The future is about technology and the people who will be involved in creating that technology. That's what made last week in Dallas so incredibly poignant for our industry.
The Society of Cable & Telecommunications Engineers' Conference on Emerging Technologies (ET) 2004 attracted almost 800 cable telecommunications engineers and technologists eager to find out where we might be headed as an industry in the next three to five years.
They're a remarkable breed, our cable engineers, able to wed ostensibly conflicting characteristics — creativity with preciseness, big-picture vision with detail orientation and a can-do spirit with a sober awareness of the bottom line. And we're happy to say more of them joined us for ET this year compared with last year. The number of attendees was up 15% over ET 2003 in Miami.
Just before diving in to the first full day of educational sessions in Dallas, we honored one of them — Adelphia Communications Corp. video-systems engineer Basil Badawiyeh — with the Young Engineer of the Year Award, sponsored by Pace Micro Technology, Multichannel News
and SCTE. Basil set a terrific tone for the day ahead. He told his fellow attendees upon accepting his award that his three years in the industry "have been nothing short of an amazing ride." He said that he and his team are currently working on advanced opportunities such as all-digital networks and digital-program insertion (DPI), determined to provide Adelphia's customers with compelling packages and services that only cable can deliver.

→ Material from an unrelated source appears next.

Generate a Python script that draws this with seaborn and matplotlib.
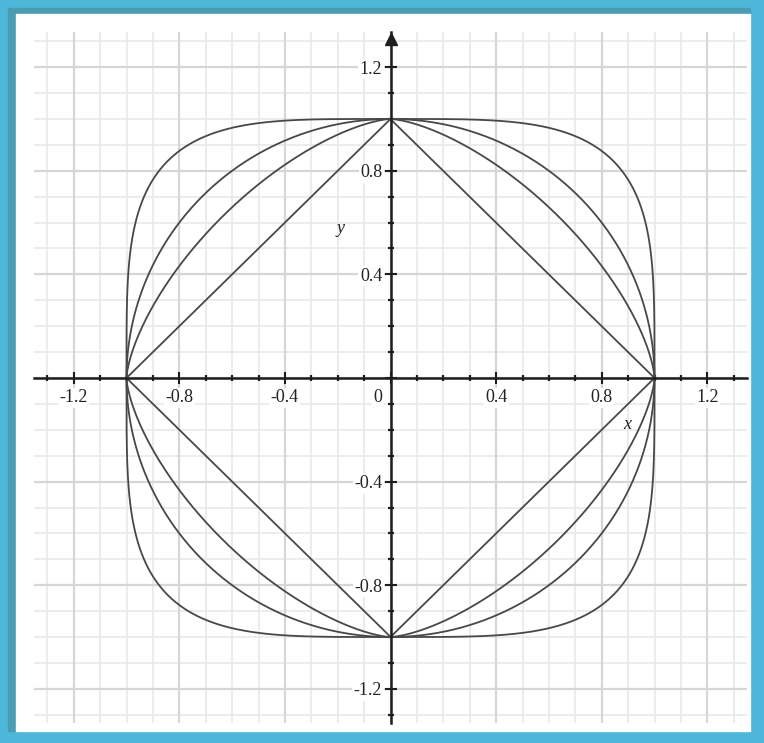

Tom Staniec did his own remarkable tone-setting with his preconference tutorial, "The All-Digital Network: Imagine the Possibilities." The vice president, network operations and engineering, of Time Warner Cable's broadband division summed up the future of network architecture like this: "A network should be able to provide everything on demand, from anywhere to anywhere, from anyone to anyone, at any time and in any format."

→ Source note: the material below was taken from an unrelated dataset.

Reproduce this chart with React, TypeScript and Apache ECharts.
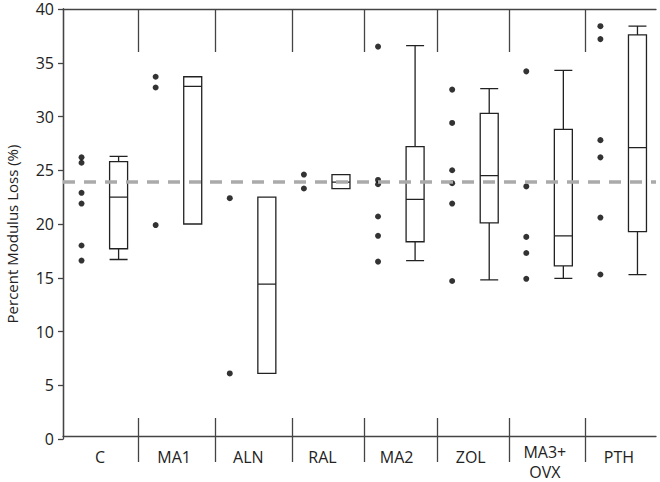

Fittingly, this ET was held in Big D, as in delivering and digital. The conference, themed "Delivering on the Promise of the All-Digital Network," featured numerous papers designed to propel our thinking forward. Presenter Don Loheide of Cequel III, in a paper co-written with Nimrod Ben-Natan of Harmonic Inc., concluded, "All digital is coming. There is not a single correct migration strategy. The migration to an all-digital product offering is an opportunity to take a fresh look at the networks that were built based on the requirements and technologies of the time and to maximize their efficiency based on the requirements and technologies of today."

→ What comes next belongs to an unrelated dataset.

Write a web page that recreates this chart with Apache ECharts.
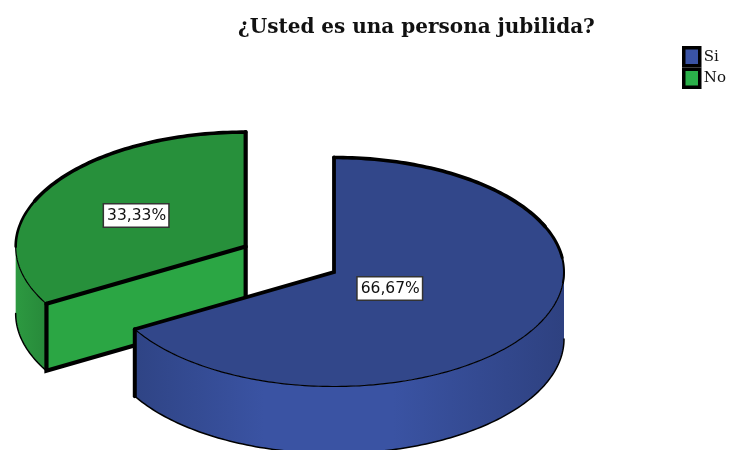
<!DOCTYPE html>
<html><head><meta charset="utf-8">
<style>html,body{margin:0;padding:0;background:#fff}#c{width:729px;height:450px;filter:blur(0.45px)}</style>
<script src="https://cdn.jsdelivr.net/npm/echarts@6/dist/echarts.min.js"></script>
</head><body><div id="c"></div>
<script>
const titleText = '¿Usted es una persona jubilida?';
const categories = ['Si', 'No'];
const values = [66.67, 33.33];

const chart = echarts.init(document.getElementById('c'), null, {renderer: 'canvas'});
const total = values.reduce((a, b) => a + b, 0);
const TAU = Math.PI * 2;
const geom = {cx: 334, cy: 272, rx: 230, ry: 114.5, depth: 67};
const look = [
  {top: '#32478a', legend: '#3a53a4', explode: 0, labelAt: 0.28,
   wall: [[0, '#2f4485'], [0.3, '#3a53a3'], [0.6, '#3a53a3'], [1, '#2e4180']], wallX: [135, 565]},
  {top: '#27903b', legend: '#2bb04a', explode: 102, labelAt: 0.55, cut: '#2ba644',
   wall: [[0, '#2d9a41'], [1, '#27893a']], wallX: [14, 47]}
];
let acc = 0;
const slices = values.map(v => { const a0 = acc / total * TAU; acc += v; return [a0, acc / total * TAU]; });

function renderSlice(i) {
  const [a0, a1] = slices[i], st = look[i], mid = (a0 + a1) / 2;
  const ox = geom.cx + st.explode * Math.sin(mid) * geom.rx / 230;
  const oy = geom.cy - st.explode * Math.cos(mid) * geom.ry / 230;
  const pt = (a, z) => [ox + geom.rx * Math.sin(a), oy - geom.ry * Math.cos(a) + (z || 0)];
  const arc = (s, e, z) => { const r = [], n = Math.max(2, Math.ceil(Math.abs(e - s) / 0.02));
    for (let k = 0; k <= n; k++) r.push(pt(s + (e - s) * k / n, z)); return r; };
  const kids = [];
  const line = (points, lw) => kids.push({type: 'polyline', shape: {points},
    style: {stroke: '#000', lineWidth: lw, fill: null, lineCap: 'round', lineJoin: 'miter'}});
  const d = geom.depth, c = [ox, oy];
  const ws = Math.max(a0, Math.PI / 2), we = Math.min(a1, Math.PI * 1.5);
  // outer wall
  kids.push({type: 'polygon', shape: {points: arc(ws, we).concat(arc(we, ws, d))},
    style: {fill: new echarts.graphic.LinearGradient(st.wallX[0], 0, st.wallX[1], 0,
      st.wall.map(s => ({offset: s[0], color: s[1]})), true)}});
  line(arc(ws, we, d), 1.5);
  // visible cut face (faces the viewer when the slice ends on the lower left)
  if (st.cut) {
    const p = pt(a0);
    kids.push({type: 'polygon', shape: {points: [p, c, [ox, oy + d], [p[0], p[1] + d]]},
      style: {fill: st.cut}});
  }
  // top face
  kids.push({type: 'polygon', shape: {points: [c].concat(arc(a0, a1))}, style: {fill: st.top}});
  line(arc(ws, we), 1.2);
  // rim (thick on the back, tapering to the side)
  if (a0 < Math.PI / 2) {
    line(arc(a0, Math.PI * 0.37), 3.6);
    line(arc(Math.PI * 0.36, Math.PI * 0.46), 3);
    line(arc(Math.PI * 0.45, Math.PI * 0.53), 2);
  }
  if (a1 > Math.PI * 1.5) {
    line(arc(Math.PI * 1.63, a1), 3.6);
    line(arc(Math.PI * 1.5, Math.PI * 1.64), 2.6);
  }
  if (!st.cut) {
    const p = pt(a1);
    line([pt(a0), c, p], 3.8);
    line([p, [p[0], p[1] + d]], 4);
  } else {
    const p = pt(a0);
    line([pt(a1), [ox, oy + d]], 4.2);
    line([p, c], 4.2);
    line([p, [p[0], p[1] + d], [ox, oy + d]], 4.2);
  }
  // percentage label
  const lx = ox + geom.rx * st.labelAt * Math.sin(mid);
  const ly = oy - geom.ry * st.labelAt * Math.cos(mid);
  kids.push({type: 'text', x: lx, y: ly + 0.5, style: {
    text: values[i].toFixed(2).replace('.', ',') + '%',
    x: 0, y: 0, align: 'center', verticalAlign: 'middle',
    font: '15.5px "DejaVu Sans"', fill: '#111',
    backgroundColor: '#fff', borderColor: '#333', borderWidth: 1.5, padding: [3, 2, 3, 3]}});
  return {type: 'group', children: kids};
}

chart.setOption({
  animation: false,
  backgroundColor: '#fff',
  title: {text: titleText, left: 238, top: 18, padding: 0,
    textStyle: {fontFamily: '"DejaVu Serif"', fontWeight: 'bold', fontSize: 20, color: '#111'}},
  legend: {
    orient: 'vertical', left: 682, top: 46, padding: 0, itemWidth: 16, itemHeight: 18, itemGap: 0,
    selectedMode: false, textStyle: {fontFamily: '"DejaVu Serif"', fontSize: 15, color: '#111', padding: [0, 0, 0, -1]},
    data: categories.map((n, i) => ({name: n, icon: 'rect',
      itemStyle: {color: look[i].legend, borderColor: '#000', borderWidth: 3.5}}))
  },
  series: [1, 0].map(i => ({
    type: 'custom', name: categories[i], coordinateSystem: 'none',
    itemStyle: {color: look[i].legend},
    data: [values[i]],
    renderItem: () => renderSlice(i)
  }))
});
</script></body></html>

Cable Television Laboratories Inc.' John Eng shared in his presentation that the Data Over Cable Service Interface Specification can evolve to meet the all-digital/all-Internet protocol triple-play challenges. "Engineering and deploying new technologies take vision, innovation, and commitment from the industry," he said. "The time is now to explore the opportunities to exploit the full potential of HFC to gracefully evolve toward an all-IP future for the cable industry."
The rubber met the road in this respect last week when Real Networks Inc. — whose founder and chairman and CEO, Rob Glaser, delivered the ET keynote address — announced that Time Warner Cable was introducing a major redesign of the MSO's Road Runner high-speed data service home page, courtesy of Real Networks' multi-format Helix Universal system and Real 10 system.
In his keynote, Rob maintained that cable, in order to remain competitive and to retain its market-leading position, must deploy universal server infrastructure, as Road Runner has done, investigate and potentially adopt next-generation video formats, and integrate open, standards-based technologies into the set-tops, such as the AAC audio codec. He said if cable follows these recommendations, it's future is bright.
John Carberry, CEO of Neptec Optical Solutions, further outlined cable's threats and opportunities. Carberry said, "Four behemoths, all accustomed to life without competition, are heading toward competition." The four are the cable, telephone, video, and music industries.
This is a glimpse of what SCTE's ET is all about: Helping our industry quickly create a deliverable vision for the future.